After the fierce inter-ethnic wars of the 1990s and years of instability, the last thing the citizens of strife-torn Democratic Republic of the Congo (DRC) needed was increased violence. But that is exactly what they have faced since April this year, when Congolese soldiers led by General Bosco Ntaganda – ‘the Terminator’ – deserted. The hundreds of soldiers who exited the army during the mutiny were former members of the rebel CNDP (Congrès National Pour la Défense du Peuple) who had only joined the force three years earlier, as part of a peace deal in 2009. Like the government in Rwanda, they are mainly ethnic Tutsis.
Clashes between the mutineers and the army in the eastern provinces of North and South Kivu have caused some 260,000 civilians to flee. The rebels have reportedly taken control of towns such as Bunagana in Rutshuru territory, and the ensuing chaos has left other villages more vulnerable to attacks from the DRC’s alphabet soup of other rebel groups, especially the Rwandan Hutu FDLR (Forces Démocratiques de Libération du Rwanda).
The army defectors have styled themselves the March 23 Movement (M23) after the date of the failed 2009 peace accord.

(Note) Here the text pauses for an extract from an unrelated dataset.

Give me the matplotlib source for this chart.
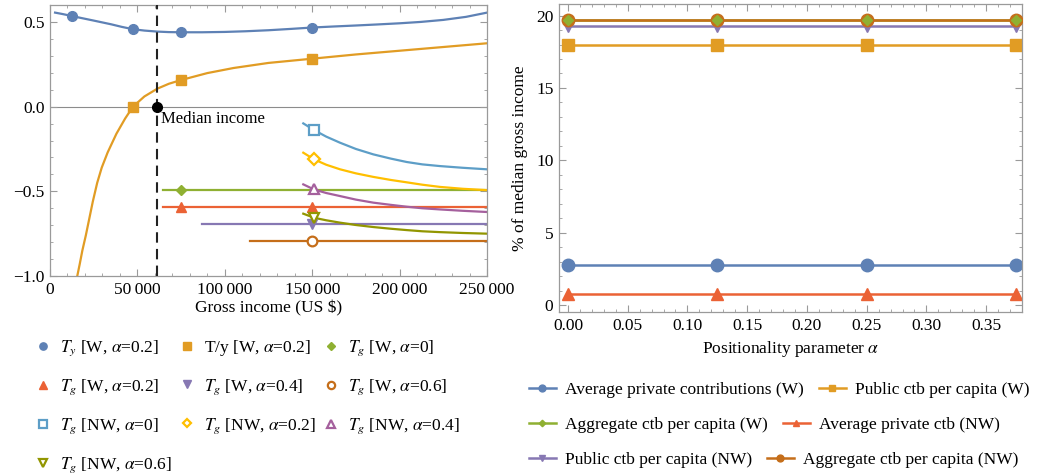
import matplotlib
matplotlib.use("Agg")
import matplotlib.pyplot as plt
from matplotlib.ticker import MultipleLocator, FuncFormatter

plt.rcParams['font.family'] = ['Liberation Serif', 'DejaVu Serif']
plt.rcParams['mathtext.fontset'] = 'stix'

# ── Mathematica-style colours ────────────────────────────────────────────────
BLUE, ORANGE, GREEN = '#5E81B5', '#E19C24', '#8FB032'
RED, PURPLE, BROWN = '#EB6235', '#8778B3', '#C56E1A'
LBLUE, YELLOW, MAGENTA, OLIVE = '#5D9EC7', '#FFBF00', '#A5609D', '#929600'
FRAME = '#9a9a9a'

# ── Left panel: tax rates vs gross income ────────────────────────────────────
ty_x = [2900, 7000, 12500, 18000, 25000, 30000, 35000, 41000, 47500, 54000,
        61400, 68000, 75000, 87000, 100000, 112000, 125000, 138000, 150000,
        162000, 175000, 187000, 200000, 212000, 225000, 238000, 250000]
ty_y = [0.555, 0.547, 0.535, 0.523, 0.508, 0.497, 0.486, 0.471, 0.457, 0.449,
        0.443, 0.440, 0.439, 0.439, 0.441, 0.445, 0.451, 0.459, 0.467,
        0.473, 0.479, 0.485, 0.492, 0.500, 0.512, 0.530, 0.555]
ty_mx = [12500, 47500, 75000, 150000]
ty_my = [0.535, 0.457, 0.439, 0.467]

tavg_x = [15600, 17000, 18500, 20500, 22500, 24500, 27000, 29600, 33000,
          38000, 43000, 47500, 54000, 61400, 68000, 75000, 90000, 105000,
          125000, 150000, 175000, 200000, 225000, 250000]
tavg_y = [-1.0, -0.93, -0.85, -0.76, -0.66, -0.56, -0.45, -0.36, -0.27,
          -0.16, -0.07, 0.0, 0.06, 0.106, 0.135, 0.157, 0.198, 0.228,
          0.258, 0.283, 0.308, 0.330, 0.352, 0.374]
tavg_mx = [47500, 75000, 150000]
tavg_my = [0.0, 0.157, 0.283]

# W-type flat rates (start income, level)
w_a0_x, w_a0_y = [64400, 250000], [-0.492, -0.492]
w_a2_x, w_a2_y = [64400, 250000], [-0.593, -0.593]
w_a4_x, w_a4_y = [86800, 250000], [-0.693, -0.693]
w_a6_x, w_a6_y = [114500, 250000], [-0.795, -0.795]

# NW-type declining rates
nw_x = [144900, 151000, 158000, 165900, 175000, 185000, 195000, 204100,
        213000, 223100, 236000, 249800]
nw_a0_y = [-0.099, -0.138, -0.177, -0.213, -0.250, -0.282, -0.307, -0.327,
           -0.341, -0.351, -0.361, -0.370]
nw_a2_y = [-0.272, -0.311, -0.343, -0.370, -0.394, -0.415, -0.433, -0.447,
           -0.461, -0.474, -0.485, -0.493]
nw_a4_y = [-0.459, -0.489, -0.510, -0.528, -0.549, -0.567, -0.580, -0.591,
           -0.600, -0.607, -0.615, -0.622]
nw_a6_y = [-0.632, -0.656, -0.671, -0.685, -0.699, -0.711, -0.721, -0.729,
           -0.736, -0.741, -0.746, -0.750]

median_income = 61400

# ── Right panel: contributions vs positionality parameter ────────────────────
alpha = [0.0, 0.125, 0.25, 0.375]
avg_priv_w = [2.75, 2.75, 2.75, 2.75]
public_w = [17.95, 17.95, 17.95, 17.95]
aggr_w = [19.68, 19.68, 19.68, 19.68]
avg_priv_nw = [0.75, 0.75, 0.75, 0.75]
public_nw = [19.25, 19.25, 19.25, 19.25]
aggr_nw = [19.72, 19.72, 19.72, 19.72]


def style_frame(ax):
    for s in ax.spines.values():
        s.set_color(FRAME)
        s.set_linewidth(0.9)
    ax.tick_params(which='both', direction='in', top=True, right=True,
                   color=FRAME, labelsize=12.5, pad=4)
    ax.tick_params(which='major', length=5)
    ax.tick_params(which='minor', length=2.5)


fig = plt.figure(figsize=(10.62, 4.76), dpi=100)

# ── Left ─────────────────────────────────────────────────────────────────────
ax1 = fig.add_axes([50 / 1062, 1 - 276 / 476, 437 / 1062, 271 / 476])
ax1.axhline(0, color='#8c8c8c', lw=0.8, zorder=1)

lw = 1.6
ax1.plot(ty_x, ty_y, color=BLUE, lw=lw)
ax1.plot(tavg_x, tavg_y, color=ORANGE, lw=lw)
ax1.plot(w_a0_x, w_a0_y, color=GREEN, lw=lw)
ax1.plot(w_a2_x, w_a2_y, color=RED, lw=lw)
ax1.plot(w_a4_x, w_a4_y, color=PURPLE, lw=lw)
ax1.plot(w_a6_x, w_a6_y, color=BROWN, lw=lw)
ax1.plot(nw_x, nw_a0_y, color=LBLUE, lw=lw)
ax1.plot(nw_x, nw_a2_y, color=YELLOW, lw=lw)
ax1.plot(nw_x, nw_a4_y, color=MAGENTA, lw=lw)
ax1.plot(nw_x, nw_a6_y, color=OLIVE, lw=lw)

ms = 7
h = []
h.append(ax1.plot(ty_mx, ty_my, 'o', color=BLUE, ms=ms,
                  label=r'$T_y$ [W, $\alpha$=0.2]')[0])
h.append(ax1.plot(tavg_mx, tavg_my, 's', color=ORANGE, ms=ms,
                  label=r'T/y [W, $\alpha$=0.2]')[0])
h.append(ax1.plot([75000], [w_a0_y[0]], 'D', color=GREEN, ms=5,
                  label=r'$T_g$ [W, $\alpha$=0]')[0])
h.append(ax1.plot([75000, 150000], [w_a2_y[0]] * 2, '^', color=RED, ms=ms,
                  label=r'$T_g$ [W, $\alpha$=0.2]')[0])
h.append(ax1.plot([150000], [w_a4_y[0]], 'v', color=PURPLE, ms=ms,
                  label=r'$T_g$ [W, $\alpha$=0.4]')[0])
h.append(ax1.plot([150000], [w_a6_y[0]], 'o', color=BROWN, mfc='white',
                  mew=1.6, ms=ms, label=r'$T_g$ [W, $\alpha$=0.6]')[0])
h.append(ax1.plot([nw_x[1]], [nw_a0_y[1]], 's', color=LBLUE, mfc='white',
                  mew=1.6, ms=ms, label=r'$T_g$ [NW, $\alpha$=0]')[0])
h.append(ax1.plot([nw_x[1]], [nw_a2_y[1]], 'D', color=YELLOW, mfc='white',
                  mew=1.6, ms=6, label=r'$T_g$ [NW, $\alpha$=0.2]')[0])
h.append(ax1.plot([nw_x[1]], [nw_a4_y[1]], '^', color=MAGENTA, mfc='white',
                  mew=1.6, ms=ms, label=r'$T_g$ [NW, $\alpha$=0.4]')[0])
h.append(ax1.plot([nw_x[1]], [nw_a6_y[1]], 'v', color=OLIVE, mfc='white',
                  mew=1.6, ms=ms, label=r'$T_g$ [NW, $\alpha$=0.6]')[0])

ax1.axvline(median_income, color='#222222', lw=1.5, ls=(0, (5, 3)), zorder=3)
ax1.plot([median_income], [0], 'o', color='black', ms=7, zorder=4)
ax1.text(median_income + 2000, -0.025, 'Median income', fontsize=12,
         va='top', ha='left')

ax1.set_xlim(0, 250000)
ax1.set_ylim(-1.0, 0.6)
ax1.xaxis.set_major_locator(MultipleLocator(50000))
ax1.xaxis.set_minor_locator(MultipleLocator(10000))
ax1.yaxis.set_major_locator(MultipleLocator(0.5))
ax1.yaxis.set_minor_locator(MultipleLocator(0.1))
ax1.xaxis.set_major_formatter(
    FuncFormatter(lambda v, p: f"{int(v):,}".replace(",", "\u2009")))
ax1.yaxis.set_major_formatter(
    FuncFormatter(lambda v, p: f"{v:.1f}".replace("-", "\u2212")))
style_frame(ax1)
ax1.set_xlabel('Gross income (US $)', fontsize=12.5, labelpad=2)

order1 = [0, 3, 6, 9, 1, 4, 7, 2, 5, 8]
fig.legend([h[i] for i in order1], [h[i].get_label() for i in order1],
           ncol=3, loc='upper left', bbox_to_anchor=(27 / 1062, 1 - 329 / 476),
           frameon=False, fontsize=12.5, handlelength=0.8, handletextpad=0.6,
           columnspacing=0.45, labelspacing=1.12, markerscale=0.75,
           borderpad=0)

# ── Right ────────────────────────────────────────────────────────────────────
ax2 = fig.add_axes([559 / 1062, 1 - 312 / 476, 463 / 1062, 308 / 476])
rms = 9
rlw = 1.8
r = []
r.append(ax2.plot(alpha, avg_priv_w, '-o', color=BLUE, ms=rms, lw=rlw,
                  label='Average private contributions (W)')[0])
r.append(ax2.plot(alpha, public_w, '-s', color=ORANGE, ms=rms, lw=rlw,
                  label='Public ctb per capita (W)')[0])
r.append(ax2.plot(alpha, aggr_w, '-D', color=GREEN, ms=6, lw=rlw, zorder=2,
                  label='Aggregate ctb per capita (W)')[0])
r.append(ax2.plot(alpha, avg_priv_nw, '-^', color=RED, ms=rms, lw=rlw,
                  label='Average private ctb (NW)')[0])
r.append(ax2.plot(alpha, public_nw, '-v', color=PURPLE, ms=rms, lw=rlw,
                  label='Public ctb per capita (NW)')[0])
r.append(ax2.plot(alpha, aggr_nw, '-o', color=BROWN, ms=rms, lw=rlw, zorder=3,
                  label='Aggregate ctb per capita (NW)')[0])
# green diamonds show through the brown circles
ax2.plot(alpha, aggr_w, 'D', color=GREEN, ms=5, zorder=4)

ax2.set_xlim(-0.0075, 0.380)
ax2.set_ylim(-0.48, 20.8)
ax2.xaxis.set_major_locator(MultipleLocator(0.05))
ax2.xaxis.set_minor_locator(MultipleLocator(0.01))
ax2.yaxis.set_major_locator(MultipleLocator(5))
ax2.yaxis.set_minor_locator(MultipleLocator(1))
ax2.xaxis.set_major_formatter(FuncFormatter(lambda v, p: f"{v:.2f}"))
style_frame(ax2)
ax2.set_xlabel(r'Positionality parameter $\alpha$', fontsize=12.5, labelpad=4)
ax2.set_ylabel('% of median gross income', fontsize=12.5, labelpad=6)

# Mathematica flows the legend row by row, so one legend per row
row_y = [390, 425, 460]
for k, yy in enumerate(row_y):
    pair = r[2 * k:2 * k + 2]
    fig.legend(pair, [p.get_label() for p in pair],
               ncol=2, loc='center left', bbox_to_anchor=(520 / 1062, 1 - yy / 476),
               frameon=False, fontsize=12.5, handlelength=1.55,
               handletextpad=0.55, columnspacing=0.85, markerscale=0.55,
               borderpad=0)

fig.savefig('out.png', dpi=100)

Many say they are dissatisfied with conditions in the Congolese army (the Forces Armées de la République Démocratique du Congo, or FARDC), but there is some confusion and disagreement about their reasons for their taking to the bush.
The move was first seen as a means of protecting Ntaganda, who is wanted by the International Criminal Court for human-rights abuses during Congo’s second civil war in 1998–2003. For six years after the ICC issued a warrant for him in 2006, Ntaganda moved around the town of Goma and elsewhere openly. Granted impunity mainly through his perceived centrality to the peace process, he enjoyed a life of luxury that the BBC has described as including ‘fine wine and dining and games of tennis’, all under the nose of the Congolese government and the nearly 20,000-strong UN stabilisation mission in DRC (MONUSCO).
However, shortly before the rebellion, in the wake of fellow Congolese Thomas Lubanga’s conviction, Kinshasa was coming under renewed international pressure to arrest him. (Shortly after the mutiny, President Kabila announced for the first time his intention to do so.)
In fact, many former CNDP rebels may have been willing to let Ntaganda fight his own battles with the ICC, and there are suggestions that the original mutiny was something of a failure. It appears to have been President Joseph Kabila’s subsequent attempt to redeploy CNDP army units out of the Kivus that galvanised them into more sustained action and inspired more soliders to desert.
The ex-CNDP rebels were granted significant privileges when they were integrated into the FARDC in 2009, where they have operated under a parallel command structure. Until a few months ago, most FARDC soldiers in North Kivu came from the CNDP. They treated the region as their own fiefdom and cashed in on its illegal mineral trade.
With the former marriage of convenience that existed between President Kabila and the CNDP, the Enough project has accused CNDP military units in North Kivu of ‘coaxing people to vote for Kabila’ in the country’s much-criticised elections in November 2011.
Rwanda has also long been accused of continuing involvement in DRC, where more than one million ethnic Hutus took refuge after the 1994 Rwandan genocide, during which some 800,000, mostly Tutsis, were killed. Rwanda has invaded DRC twice in pursuit of Hutu rebels involved in the 1994 genocide.
Now, a UN report has also accused the Rwandan government of providing weapons and other assistance to the ex-CNDP rebels. Washington withdrew military aid to Kigali shortly afterwards.
Fatou Bensouda, the new ICC Chief Prosecutor, has put Ntaganda and Lord’s Resistance Army chief Joseph Kony top of her ‘wanted’ list. Meanwhile, Rwanda has promised to refute the UN evidence of its complicity ‘line by line’ next week.
So this is an all-too-familiar story that is also far from over. Indeed, for the displaced civilians who have taken refuge in neighbouring Rwanda and Uganda, for villagers facing attack from a variety of rebel groups and for the child soldiers forcibly recruited by M23, the final chapter may seem quite distant.